# Feel the Math, or, you don’t need to write to figure out what’s right

Are you facing a child who “hates math”? I’d embarrass someone dear if I were more specific, but I tried to prevent one girl from develop math fear. I’m sorry to say it didn’t work. But I learned, and now my favorite way to teach math is through natural situations. My son has never been able to write or type numbers independently because of his motor control issues. Nonetheless,  he does math in his head. I realized he’d learned how to calculate 15% from years of teachers doing “discrete trials” with him. They would have him do something 10 or more times in a row and calculate whether he’d done 85% correct before giving him a fraction of a mini M&M. With so many repetitions across months and years, he learned the feeling of 15% wrong, not the long division or multiplication.

When he was about 13, he went with a family to a restaurant. The mother told me he laughed when she said what she was going to tip for the meal. She checked, and she’d done it wrong. A tip is 15% of the total. I checked, and indeed he was good at calculating tips in his head and telling me which tip amount was better.

I used to be involved in pricing and gross and net sales calculations for a Kraft food product, so I know “sales” work. But are they really the best price? When we walk around the store with coupons or checking out sales, I always calculate in my head which price is better and ask him. Over time he’s more and more accurate. So here are some examples:

BOGO: buy one get one free. There are two types of BOGOs. The items are the same and at the same list price, or the items are not the same and probably are different prices.

When we sold cups of yogurt, the items were the same original cost, so here’s the math.

Get 1 cup of yogurt for \$1 + 1 cup of yogurt for free = 2 cups for \$1 or 50 cents/cup. You would otherwise have paid \$2. So you saved \$1 of \$2, or 50% off, for two.

When you go to a clothing store and see a BOGO, the items are not the same, so here’s the math.

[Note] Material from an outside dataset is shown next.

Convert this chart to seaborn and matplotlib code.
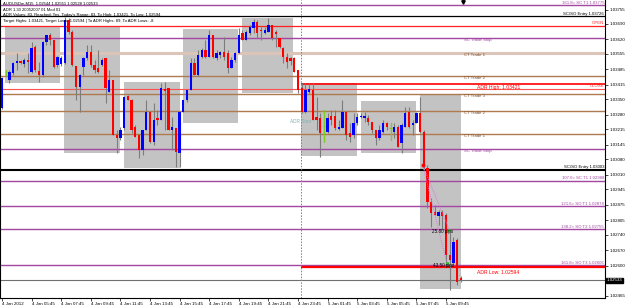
import matplotlib
matplotlib.use("Agg")
import matplotlib.pyplot as plt
from matplotlib.patches import Rectangle
import seaborn as sns
import numpy as np
import pandas as pd

# ---------------- data ----------------
opens = [1.03311, 1.03473, 1.03437, 1.03469, 1.03514, 1.03523, 1.03509, 1.03527, 1.03473, 1.03586,
         1.03478, 1.03460, 1.03609, 1.03640, 1.03618, 1.03505, 1.03509, 1.03514, 1.03708, 1.03654,
         1.03500, 1.03406, 1.03496, 1.03537, 1.03564, 1.03505, 1.03491, 1.03505, 1.03537, 1.03383,
         1.03437, 1.03189, 1.03176, 1.03221, 1.03365, 1.03347, 1.03225, 1.03189, 1.03122, 1.03212,
         1.03293, 1.03158, 1.03266, 1.03257, 1.03397, 1.03401, 1.03212, 1.03221, 1.03108, 1.03293,
         1.03347, 1.03392, 1.03514, 1.03460, 1.03541, 1.03573, 1.03541, 1.03640, 1.03537, 1.03550,
         1.03564, 1.03559, 1.03491, 1.03527, 1.03559, 1.03649, 1.03618, 1.03649, 1.03672, 1.03699,
         1.03663, 1.03649, 1.03654, 1.03685, 1.03654, 1.03627, 1.03582, 1.03541, 1.03537, 1.03537,
         1.03482, 1.03401, 1.03293, 1.03383, 1.03392, 1.03270, 1.03266, 1.03230, 1.03203, 1.03275,
         1.03275, 1.03216, 1.03221, 1.03293, 1.03198, 1.03189, 1.03243, 1.03270, 1.03266, 1.03266,
         1.03248, 1.03212, 1.03176, 1.03203, 1.03243, 1.03221, 1.03203, 1.03225, 1.03153, 1.03225,
         1.03293, 1.03234, 1.03243, 1.03289, 1.03203, 1.03041, 1.02887, 1.02842, 1.02824, 1.02842,
         1.02829, 1.02648, 1.02612, 1.02716, 1.02544]
highs = [1.03451, 1.03482, 1.03482, 1.03518, 1.03559, 1.03527, 1.03537, 1.03559, 1.03609, 1.03595,
         1.03518, 1.03613, 1.03640, 1.03649, 1.03618, 1.03546, 1.03546, 1.03721, 1.03717, 1.03663,
         1.03500, 1.03464, 1.03541, 1.03595, 1.03595, 1.03527, 1.03573, 1.03537, 1.03537, 1.03482,
         1.03437, 1.03212, 1.03225, 1.03365, 1.03370, 1.03352, 1.03234, 1.03189, 1.03212, 1.03347,
         1.03293, 1.03334, 1.03302, 1.03424, 1.03428, 1.03401, 1.03270, 1.03221, 1.03293, 1.03347,
         1.03392, 1.03537, 1.03537, 1.03573, 1.03582, 1.03618, 1.03663, 1.03640, 1.03573, 1.03568,
         1.03631, 1.03573, 1.03541, 1.03564, 1.03672, 1.03663, 1.03663, 1.03685, 1.03712, 1.03708,
         1.03676, 1.03676, 1.03717, 1.03685, 1.03663, 1.03627, 1.03586, 1.03559, 1.03541, 1.03541,
         1.03482, 1.03424, 1.03424, 1.03424, 1.03424, 1.03361, 1.03289, 1.03302, 1.03289, 1.03302,
         1.03302, 1.03257, 1.03347, 1.03293, 1.03243, 1.03289, 1.03289, 1.03289, 1.03293, 1.03280,
         1.03248, 1.03212, 1.03234, 1.03257, 1.03248, 1.03243, 1.03243, 1.03234, 1.03243, 1.03316,
         1.03316, 1.03257, 1.03293, 1.03361, 1.03212, 1.03054, 1.02905, 1.02874, 1.02851, 1.02851,
         1.02838, 1.02752, 1.02729, 1.02725, 1.02551]
lows = [1.03307, 1.03455, 1.03424, 1.03460, 1.03482, 1.03509, 1.03496, 1.03469, 1.03469, 1.03473,
        1.03428, 1.03451, 1.03595, 1.03595, 1.03491, 1.03496, 1.03500, 1.03509, 1.03645, 1.03500,
        1.03347, 1.03293, 1.03460, 1.03527, 1.03496, 1.03469, 1.03469, 1.03500, 1.03334, 1.03383,
        1.03189, 1.03108, 1.03167, 1.03212, 1.03347, 1.03198, 1.03180, 1.03086, 1.03099, 1.03212,
        1.03153, 1.03144, 1.03234, 1.03257, 1.03212, 1.03212, 1.03122, 1.03045, 1.03045, 1.03293,
        1.03338, 1.03392, 1.03460, 1.03455, 1.03537, 1.03537, 1.03541, 1.03537, 1.03527, 1.03537,
        1.03527, 1.03469, 1.03491, 1.03518, 1.03559, 1.03618, 1.03618, 1.03640, 1.03649, 1.03627,
        1.03618, 1.03645, 1.03654, 1.03618, 1.03586, 1.03582, 1.03514, 1.03491, 1.03505, 1.03473,
        1.03379, 1.03289, 1.03289, 1.03379, 1.03257, 1.03212, 1.03090, 1.03158, 1.03198, 1.03234,
        1.03212, 1.03212, 1.03221, 1.03167, 1.03158, 1.03176, 1.03234, 1.03266, 1.03248, 1.03234,
        1.03198, 1.03144, 1.03167, 1.03198, 1.03212, 1.03167, 1.03176, 1.03135, 1.03108, 1.03225,
        1.03221, 1.03189, 1.03243, 1.03198, 1.03032, 1.02860, 1.02775, 1.02829, 1.02784, 1.02761,
        1.02603, 1.02490, 1.02603, 1.02513, 1.02528]
closes = [1.03446, 1.03473, 1.03473, 1.03514, 1.03523, 1.03514, 1.03527, 1.03518, 1.03582, 1.03482,
          1.03460, 1.03609, 1.03640, 1.03618, 1.03496, 1.03541, 1.03537, 1.03708, 1.03654, 1.03505,
          1.03406, 1.03460, 1.03537, 1.03564, 1.03505, 1.03482, 1.03473, 1.03527, 1.03401, 1.03437,
          1.03189, 1.03176, 1.03212, 1.03361, 1.03347, 1.03212, 1.03180, 1.03122, 1.03212, 1.03293,
          1.03158, 1.03257, 1.03257, 1.03401, 1.03388, 1.03212, 1.03225, 1.03113, 1.03293, 1.03347,
          1.03392, 1.03514, 1.03460, 1.03550, 1.03573, 1.03541, 1.03640, 1.03541, 1.03559, 1.03564,
          1.03541, 1.03491, 1.03527, 1.03559, 1.03640, 1.03618, 1.03654, 1.03676, 1.03699, 1.03649,
          1.03658, 1.03663, 1.03685, 1.03627, 1.03645, 1.03586, 1.03541, 1.03518, 1.03523, 1.03473,
          1.03392, 1.03293, 1.03392, 1.03397, 1.03257, 1.03257, 1.03198, 1.03230, 1.03266, 1.03257,
          1.03221, 1.03225, 1.03293, 1.03189, 1.03180, 1.03243, 1.03270, 1.03275, 1.03275, 1.03248,
          1.03212, 1.03176, 1.03212, 1.03243, 1.03225, 1.03221, 1.03225, 1.03135, 1.03234, 1.03289,
          1.03225, 1.03243, 1.03289, 1.03203, 1.03054, 1.02887, 1.02838, 1.02829, 1.02842, 1.02824,
          1.02648, 1.02626, 1.02707, 1.02526, 1.02533]

time_labels = ["4 Jan 2012", "4 Jan 05:45", "4 Jan 07:45", "4 Jan 09:45", "4 Jan 11:45",
               "4 Jan 13:45", "4 Jan 15:45", "4 Jan 17:45", "4 Jan 19:45", "4 Jan 21:45",
               "4 Jan 23:45", "5 Jan 01:45", "5 Jan 03:45", "5 Jan 05:45", "5 Jan 07:45",
               "5 Jan 09:45"]

price_ticks = [1.03755, 1.03690, 1.03620, 1.03555, 1.03485, 1.03415, 1.03350, 1.03280,
               1.03215, 1.03145, 1.03080, 1.03010, 1.02945, 1.02875, 1.02805, 1.02740,
               1.02670, 1.02600, 1.02465]

# session boxes (bar-index start/end, high, low)
box_start = [0.8, 16.8, 33.0, 48.9, 64.9, 80.8, 97.0, 113.0]
box_end = [15.7, 31.9, 48.1, 63.8, 78.6, 95.9, 111.9, 124.1]
box_high = [1.03676, 1.03676, 1.03428, 1.03667, 1.03717, 1.03424, 1.03343, 1.03370]
box_low = [1.03424, 1.03108, 1.03041, 1.03243, 1.03379, 1.03095, 1.03108, 1.02495]

# full-width levels
level_prices = [1.03775, 1.03726, 1.03681, 1.03627, 1.03559, 1.03455, 1.03397, 1.03374,
                1.03298, 1.03194, 1.03126, 1.03032, 1.02982, 1.02869, 1.02765, 1.02603, 1.02533]
level_kinds = ["fib", "entry", "open", "stop", "ct1", "ct", "close", "ct",
               "ct", "ct", "stop", "entry2", "fib", "fib", "fib", "fib", "cur"]
adr_high = 1.03421
adr_low = 1.02594
adr_start = 80.8

right_labels = {1.03775: "161.8= SC T1 1.03775", 1.03726: "SC/SO Entry 1.03726",
                1.03032: "SC/SO Entry 1.03003", 1.02982: "107.0= SC T1 1.02988",
                1.02869: "121.6= SO T1 1.02878", 1.02765: "138.2= SO T2 1.02755",
                1.02603: "161.8= SO T3 1.02606"}
mid_labels = {1.03627: "SC Trade Stop", 1.03559: "CT Trade 1", 1.03455: "CT Trade 2",
              1.03374: "CT Trade 3", 1.03298: "CT Trade 2", 1.03194: "CT Trade 1",
              1.03126: "SC Trade Stop"}

signal_start = (113.7, 1.03054)
signal_ends = [(120.9, 1.02761), (120.2, 1.02613)]
signal_texts = ["25.80 pips", "43.50 pips"]

# ---------------- figure ----------------
sns.set_theme(style="white")
plt.rcParams["font.family"] = ["Liberation Sans", "DejaVu Sans"]

W, H = 625, 307
fig = plt.figure(figsize=(W / 100, H / 100), dpi=100)
ax = fig.add_axes([0, 9 / H, 605 / W, 298 / H])
ax.set_facecolor("white")

y_top, y_bot = 1.03798, 1.02454
ax.set_ylim(y_bot, y_top)
ax.set_xlim(-2 / 3.7, 603 / 3.7)

# boxes
for s, e, hi, lo in zip(box_start, box_end, box_high, box_low):
    ax.add_patch(Rectangle((s, lo), e - s, hi - lo, facecolor="#c3c3c3",
                           edgecolor="none", zorder=1))

styles = {"fib": dict(color="#a347a3", lw=1.0), "entry": dict(color="#000000", lw=0.9),
          "open": dict(color="#ff2020", lw=0.9), "stop": dict(color="#a347a3", lw=1.0),
          "ct1": dict(color="#dcc4b8", lw=2.2), "ct": dict(color="#b07a50", lw=1.0),
          "close": dict(color="#ff5050", lw=0.8), "entry2": dict(color="#000000", lw=1.5),
          "cur": dict(color="#707070", lw=0.8)}
for p, k in zip(level_prices, level_kinds):
    ax.axhline(p, zorder=2, **styles[k])

ax.hlines([adr_high, adr_low], adr_start, 170, colors="#ff0000", lw=[1.2, 1.6], zorder=2)
ax.axvline(adr_start, color="#808080", lw=0.7, ls=(0, (1.5, 1.5)), zorder=2)

fs = 3.1
xr = 602 / 3.7
for p, t in right_labels.items():
    c = "#a347a3" if "=" in t else "#000000"
    ax.text(xr, p + 0.00002, t, fontsize=fs, color=c, ha="right", va="bottom", zorder=6)
for p, t in mid_labels.items():
    c = "#a347a3" if "Stop" in t else "#7a5030"
    ax.text(125.0, p - 0.00002, t, fontsize=fs, color=c, ha="left", va="top", zorder=6)
ax.text(xr, 1.03681 + 0.00002, "OPEN", fontsize=fs, color="#ff2020", ha="right", va="bottom")
ax.text(xr, 1.03397 + 0.00002, "CLOSE", fontsize=fs, color="#ff2020", ha="right", va="bottom")
ax.text(128.4, 1.03405, "ADR High: 1.03421", fontsize=3.6, color="#ff0000", ha="left", va="center")
ax.text(128.4, 1.02570, "ADR Low: 1.02594", fontsize=3.6, color="#ff0000", ha="left", va="center")
ax.text(77.8, 1.03252, "ADR Start", fontsize=3.4, color="#7fb4b4", ha="left", va="center", zorder=6)

# candles
df = pd.DataFrame({"i": np.arange(len(opens)), "o": opens, "h": highs, "l": lows, "c": closes})
ax.vlines(df["i"], df["l"], df["h"], color="#7c7c7c", lw=0.8, zorder=3)
up = df[df["c"] > df["o"]]
dn = df[df["c"] < df["o"]]
dj = df[df["c"] == df["o"]]
ax.bar(up["i"], up["c"] - up["o"], bottom=up["o"], width=0.62, color="#0000ff", zorder=4, linewidth=0)
ax.bar(dn["i"], dn["o"] - dn["c"], bottom=dn["c"], width=0.62, color="#ff0000", zorder=4, linewidth=0)
ax.vlines(dj["i"], dj["l"], dj["h"], color="#7ccd20", lw=0.9, zorder=4)
ax.hlines(dj["o"], dj["i"] - 0.3, dj["i"] + 0.3, color="#7ccd20", lw=0.9, zorder=4)

# signal lines
for (ex, ey) in signal_ends:
    ax.plot([signal_start[0], ex], [signal_start[1], ey], color="#e070e0", lw=0.7,
            ls=(0, (1, 1.2)), zorder=5)
sns.scatterplot(x=[signal_start[0]], y=[signal_start[1]], color="#ff0000", s=8, ax=ax,
                zorder=6, linewidth=0)
sns.scatterplot(x=[e[0] for e in signal_ends], y=[e[1] for e in signal_ends], color="#30c030",
                s=5, ax=ax, zorder=6, linewidth=0)
ax.text(116.2, 1.02752, signal_texts[0], fontsize=3.3, color="#000000", ha="left", va="center", zorder=6)
ax.text(116.5, 1.02599, signal_texts[1], fontsize=3.3, color="#000000", ha="left", va="center", zorder=6)

# top marker
ax.plot([124.6], [1.03788], marker="v", color="black", ms=2.5, clip_on=False, zorder=7)

# axes styling
for s in ["left", "bottom", "right"]:
    ax.spines[s].set_visible(True)
    ax.spines[s].set_color("#000000")
    ax.spines[s].set_linewidth(0.8)
ax.spines["top"].set_visible(False)
ax.yaxis.tick_right()
ax.set_yticks(price_ticks)
ax.set_yticklabels([f"{v:.5f}" for v in price_ticks])
ax.tick_params(axis="y", labelsize=3.2, length=2, width=0.5, pad=1, colors="#000000", right=True)
ax.set_xticks(np.arange(0, 125, 8))
ax.set_xticklabels(time_labels)
for lbl in ax.get_xticklabels():
    lbl.set_horizontalalignment("left")
ax.tick_params(axis="x", labelsize=3.2, length=2, width=0.5, pad=1, colors="#000000", bottom=True)
ax.grid(False)

# current price tag
ax.text(605.5 / 3.7 - 0.5 / 3.7, 1.02533, "1.02533", transform=ax.transData, fontsize=3.2,
        color="white", ha="left", va="center", clip_on=False,
        bbox=dict(boxstyle="square,pad=0.15", fc="black", ec="black"), zorder=8)

# header texts
hdr = ["AUDUSDm,M15  1.02544 1.02551 1.02528 1.02533",
       "ADR 1.30 20052007 01 Mod 01",
       "ADR Values: 83, Reached: Yes, Today's Range: 83, To High: 1.03421, To Low: 1.02594",
       "Target Highs: 1.03421, Target Lows: 1.02594 | To ADR Highs: 89, To ADR Lows: -8"]
for k, t in enumerate(hdr):
    fig.text(3 / W, 1 - (4 + 5.6 * k) / H, t, fontsize=3.0, color="#000000", ha="left", va="center")

fig.savefig("out.png", dpi=100, facecolor="white")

Get 1 T-shirt at \$10, and the second one free, instead of \$9. You paid \$10 for 2 t-shirts, but you would otherwise have paid \$19. That means you saved 9/19, or 47%, not 50%.

NOW LET’S GET EVEN MORE DEVIOUS!

Sales on top of Sales? The department stores, Macy’s especially, love to layer sales upon sales. Take 50% off already reduced prices. If the original price reduction was 20%, how much money are you saving? You might say 70% (=20+50), but no. Pants originally marked at \$50 were marked down 20% to \$40, and now are 50% off that, or \$20. How much did you actually save from the original price? Remember that’s all that counts. You paid \$20 instead of \$50, which is saving \$30 on \$50, or 60%. That’s a lot less than saving the 70% your brain on sale thought you were saving.

Okay, if we buy one at \$1 and get a second at 70 cents, we paid \$1.70. That’s instead of \$2 for two. So we saved 15% on two. It doesn’t sound so great now, does it?

Now here’s another example.

Which is better, 30% off, or buy two and get one free?

If you were following along, you can guess the answer. You don’t have to prove it with calculations to me, but you should try to feel the math. Part of feeling the math is knowing that the retailer isn’t giving it away.

Feeling the math comes from practice in school and experience in the world. If someone doesn’t feel the math inside, they won’t be programming complex systems or fixing their own programmable self-driving cars. And they will give some of their money to retailers without even realizing it.